Digitize document - potential new feature: preserve PDF Formatting

Hi all,

Something I use for document data extraction with PDF is the PreserveFormatting from the ReadPDFText activity. it is great for extracting some fields that have a special format (delimited spacing between them or other…)

Unfortunately, when I wish to use the validation station, I need to use the activity Digitize document with an OCR engine. (it doesn’t use OCR if the file is PDF Native)
BUT, there is no option for “PreserveFormatting” and then it messes all numbers up for some document structures (order is not correct anymore and so on)

So, I think adding the option “PreserveFormatting” for native PDF is a great feature to have.

For the moment, I did not find any workaround, because I can’t feed the extracted text to the Create document validation that doesn’t come from digitize document (otherwise, it says DOM doesn’t match the extracted text).

2 Likes

Thank you for your suggestions, our team will consider it for future releases :slight_smile:

Hello, was this great idea ever added?

I haven’t noticed. @loginerror ?

Hey @yrobert

Latest version of the IntelligentOCR package has this extra field that allows you to control this behaviour a bit better:
image

You can now use the Digitize Document activity without OCR whenever needed.

1 Like

hi,
I saw that feature. but it doesn’t help/change

Could you maybe show some examples of documents and processes that you still struggle with? This would help us better understand the issue.

Well, imagine various document with multiple types of values/fields in some more or less organized format. Sometimes values can be missing, so it is important to know the ‘position’ of the text.
In version 1 of the roboter, there was no IntelligentOCR and we did it with a lot of regex (10 types of documents, 50 fields, each its own regex - some are the same - all theses regexes are saved in a table). It worked quiet well except for some cases.
Then came the document understanding and we wanted to use it to treat the cases where the v1 of the robot failed. But because the OCR Output of intelligentOCR is NOT the same of the OCR Output of Read PDF with ‘preserve formatting’ set to true, multiple regexes are not valid. So I did have to find some workarounds.

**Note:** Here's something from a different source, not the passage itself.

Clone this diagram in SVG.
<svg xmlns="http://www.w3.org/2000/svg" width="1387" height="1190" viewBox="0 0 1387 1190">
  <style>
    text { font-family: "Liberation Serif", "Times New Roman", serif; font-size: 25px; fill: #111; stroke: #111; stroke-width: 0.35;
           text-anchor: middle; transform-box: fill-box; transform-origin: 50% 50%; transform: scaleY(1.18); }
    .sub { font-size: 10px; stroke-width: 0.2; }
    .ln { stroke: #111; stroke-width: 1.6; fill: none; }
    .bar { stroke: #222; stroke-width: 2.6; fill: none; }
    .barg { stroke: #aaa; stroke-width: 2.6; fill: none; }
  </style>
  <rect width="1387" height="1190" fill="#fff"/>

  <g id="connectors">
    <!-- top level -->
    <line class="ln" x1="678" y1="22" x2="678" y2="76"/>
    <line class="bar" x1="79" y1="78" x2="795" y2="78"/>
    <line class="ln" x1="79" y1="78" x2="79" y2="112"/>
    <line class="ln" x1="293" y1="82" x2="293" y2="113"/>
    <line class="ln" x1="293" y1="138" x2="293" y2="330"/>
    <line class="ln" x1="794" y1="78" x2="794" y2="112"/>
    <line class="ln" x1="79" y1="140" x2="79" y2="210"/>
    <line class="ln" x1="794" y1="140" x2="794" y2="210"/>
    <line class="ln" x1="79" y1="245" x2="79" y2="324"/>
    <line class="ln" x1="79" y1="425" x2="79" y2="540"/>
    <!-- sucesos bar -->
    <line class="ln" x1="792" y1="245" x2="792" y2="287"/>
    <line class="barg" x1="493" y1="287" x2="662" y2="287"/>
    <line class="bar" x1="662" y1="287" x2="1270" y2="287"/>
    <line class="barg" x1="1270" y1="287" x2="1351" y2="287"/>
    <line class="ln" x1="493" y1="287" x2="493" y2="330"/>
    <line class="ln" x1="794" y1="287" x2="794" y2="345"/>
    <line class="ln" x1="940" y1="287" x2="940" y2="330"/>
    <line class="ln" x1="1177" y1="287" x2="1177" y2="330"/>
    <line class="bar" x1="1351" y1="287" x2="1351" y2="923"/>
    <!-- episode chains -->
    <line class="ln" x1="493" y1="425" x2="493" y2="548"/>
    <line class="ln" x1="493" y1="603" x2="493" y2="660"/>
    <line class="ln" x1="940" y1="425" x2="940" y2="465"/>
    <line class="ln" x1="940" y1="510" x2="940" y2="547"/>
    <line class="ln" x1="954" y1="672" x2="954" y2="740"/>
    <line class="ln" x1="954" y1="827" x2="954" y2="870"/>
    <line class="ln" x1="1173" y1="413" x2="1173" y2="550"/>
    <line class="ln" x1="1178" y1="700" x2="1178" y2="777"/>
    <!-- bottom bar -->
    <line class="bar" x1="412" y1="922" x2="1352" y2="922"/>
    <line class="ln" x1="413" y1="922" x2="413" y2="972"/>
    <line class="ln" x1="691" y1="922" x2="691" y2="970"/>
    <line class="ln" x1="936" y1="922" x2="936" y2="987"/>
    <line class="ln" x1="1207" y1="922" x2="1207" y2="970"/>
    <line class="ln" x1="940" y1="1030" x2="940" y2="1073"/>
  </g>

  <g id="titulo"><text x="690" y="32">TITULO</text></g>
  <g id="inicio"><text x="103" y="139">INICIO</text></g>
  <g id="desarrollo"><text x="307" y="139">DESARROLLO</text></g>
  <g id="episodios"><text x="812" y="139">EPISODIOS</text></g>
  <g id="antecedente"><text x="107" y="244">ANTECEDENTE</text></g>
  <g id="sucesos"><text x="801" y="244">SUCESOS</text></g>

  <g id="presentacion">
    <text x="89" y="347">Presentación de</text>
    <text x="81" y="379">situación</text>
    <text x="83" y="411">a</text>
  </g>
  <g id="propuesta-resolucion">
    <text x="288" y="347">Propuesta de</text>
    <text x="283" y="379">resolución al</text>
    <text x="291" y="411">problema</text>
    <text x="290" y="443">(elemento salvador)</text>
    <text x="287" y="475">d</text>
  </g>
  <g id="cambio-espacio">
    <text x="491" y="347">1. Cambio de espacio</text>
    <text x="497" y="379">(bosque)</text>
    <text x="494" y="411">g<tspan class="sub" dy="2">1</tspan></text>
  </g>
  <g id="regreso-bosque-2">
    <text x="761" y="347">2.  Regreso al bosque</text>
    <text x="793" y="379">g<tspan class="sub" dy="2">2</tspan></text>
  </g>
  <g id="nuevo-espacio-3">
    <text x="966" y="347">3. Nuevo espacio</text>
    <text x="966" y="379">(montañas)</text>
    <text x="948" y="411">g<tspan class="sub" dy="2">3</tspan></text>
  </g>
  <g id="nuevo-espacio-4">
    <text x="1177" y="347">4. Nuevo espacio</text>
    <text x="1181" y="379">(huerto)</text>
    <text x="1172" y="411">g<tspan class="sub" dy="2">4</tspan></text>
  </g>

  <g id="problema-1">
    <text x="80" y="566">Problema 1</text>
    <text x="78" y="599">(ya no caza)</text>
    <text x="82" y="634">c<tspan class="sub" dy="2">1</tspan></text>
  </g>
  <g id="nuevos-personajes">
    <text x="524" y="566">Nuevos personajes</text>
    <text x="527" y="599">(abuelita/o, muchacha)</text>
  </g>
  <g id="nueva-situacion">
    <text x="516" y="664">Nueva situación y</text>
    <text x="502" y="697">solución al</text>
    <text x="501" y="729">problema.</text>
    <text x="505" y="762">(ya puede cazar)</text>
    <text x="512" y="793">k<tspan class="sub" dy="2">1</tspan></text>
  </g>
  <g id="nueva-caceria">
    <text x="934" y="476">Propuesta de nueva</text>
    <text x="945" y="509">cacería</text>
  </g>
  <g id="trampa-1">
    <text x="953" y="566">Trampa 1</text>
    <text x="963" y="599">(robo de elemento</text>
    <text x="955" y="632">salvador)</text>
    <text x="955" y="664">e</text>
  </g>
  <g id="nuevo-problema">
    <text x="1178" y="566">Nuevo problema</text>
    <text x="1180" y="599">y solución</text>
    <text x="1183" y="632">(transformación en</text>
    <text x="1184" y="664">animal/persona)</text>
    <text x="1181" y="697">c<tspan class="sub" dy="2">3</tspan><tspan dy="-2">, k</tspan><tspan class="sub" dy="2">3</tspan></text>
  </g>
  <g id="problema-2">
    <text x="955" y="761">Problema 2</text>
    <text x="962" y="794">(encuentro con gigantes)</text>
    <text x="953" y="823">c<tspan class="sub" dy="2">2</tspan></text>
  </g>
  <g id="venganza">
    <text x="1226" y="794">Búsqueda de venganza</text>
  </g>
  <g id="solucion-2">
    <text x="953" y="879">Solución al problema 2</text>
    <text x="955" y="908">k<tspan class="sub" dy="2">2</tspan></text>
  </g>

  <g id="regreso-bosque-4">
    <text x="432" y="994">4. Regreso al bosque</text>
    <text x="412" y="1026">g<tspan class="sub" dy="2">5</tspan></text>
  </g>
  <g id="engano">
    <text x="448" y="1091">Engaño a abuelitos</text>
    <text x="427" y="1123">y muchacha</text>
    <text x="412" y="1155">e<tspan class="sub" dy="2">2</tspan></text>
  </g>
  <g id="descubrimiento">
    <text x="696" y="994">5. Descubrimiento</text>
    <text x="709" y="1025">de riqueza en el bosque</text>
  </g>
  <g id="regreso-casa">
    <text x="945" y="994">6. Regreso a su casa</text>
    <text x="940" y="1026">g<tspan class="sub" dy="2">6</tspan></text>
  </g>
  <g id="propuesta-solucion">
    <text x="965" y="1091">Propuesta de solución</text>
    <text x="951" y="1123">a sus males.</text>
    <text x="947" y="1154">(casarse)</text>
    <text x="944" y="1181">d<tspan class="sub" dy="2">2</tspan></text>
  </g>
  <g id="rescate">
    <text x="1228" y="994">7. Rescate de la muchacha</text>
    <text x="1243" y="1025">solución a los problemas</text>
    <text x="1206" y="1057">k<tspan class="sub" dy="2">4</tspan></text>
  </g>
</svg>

Therefore, I thought it would be quite usefull to have a ‘preserve formatting’ option in IntelligentOCR as well. (and in some cases, without preserve formatting, it is not possible to extract the value)

Hello @yrobert

My intuition is that, you actually found a bug - in theory, the digitize activity should be preserving the formatting and you shouldn’t be encountering the faulty behaviour. Can you maybe share with us workflow/doc & steps to reproduce, so that we can have a look into your issue?

Thank you,
Monica

In my case, for one process I’m working on, the Digitized Document text w/ OCR does not keep the same line structure as the text from a PDF native read.
This leads to extraction failures in a few exceptional files

Hello @Mombas ,

Could you please explain your requirement with some screenshots if you need some assistance with your automation?. if you can give some insight into your scenario, maybe we can help you.

@Mombas would you be able to also share the documents/workflow so that we can reproduce the issue?

hi Rahul,
I am also having the similar issue. the Digitize document does not preserve the PDF format. Attached are two files, one with PDF native reader and other by digitize document. The table is messed up.
I tried using DigitizeDocument with/without OCR. same result.

I can’t see your attached PDF

Please see below
Read by nativ readPDF text

                PREVIOUS
DATE             READING          DATE               READING            USAGE

10/11/2022 6817000 9/13/2022 6342000 475000 WATER BILLED 1,725.78
SEWER BILLED 2,479.52
100W MERCURY VAPOR L 190.00
SALES TAX FIXED ELC 13.30
WOODEN POLE 57.00
SALES TAX FIXED ELC 3.99
UNDERGROUND POWER-A/ 47.50
SALES TAX FIXED ELC 3.33
CURRENT BILL $4,520.42
AMOUNT DUE $4,520.42
AMOUNT DUE AFTER 12/03/2022 $4,588.23
DATE READING DATE READING USAGE 10/11/2022 6817000 9/13/2022 6342000 475000 WATER BILLED 1,725.78

Read by Digitize PDF
SEWER BILLED 100W MERCURY VAPOR L SALES TAX FIXED ELC WOODEN POLE SALES TAX FIXED ELC UNDERGROUND POWER-A/ SALES TAX FIXED ELC

CURRENT BILL AMOUNT DUE

AMOUNT DUE AFTER 12/03/2022

2,479.52 190.00 13.30 57.00 3.99 47.50 3.33

$4,520.42 $4,520.42

$4,588.23

Please contact our Customer Service department at 910-671-3800 for billing inquiries.

@Ashish_Agrawal I don’t see your file/how to reproduce your issue - can you help?

Hi @loginerror, i can’t manege to find this feature in the last version of the Digitize Document activity.
I tried to use the activity without the OCR engine added and it errors (Added screenshot below).
Can you give me an example of using this activity without OCR ?

Thanks
Cristian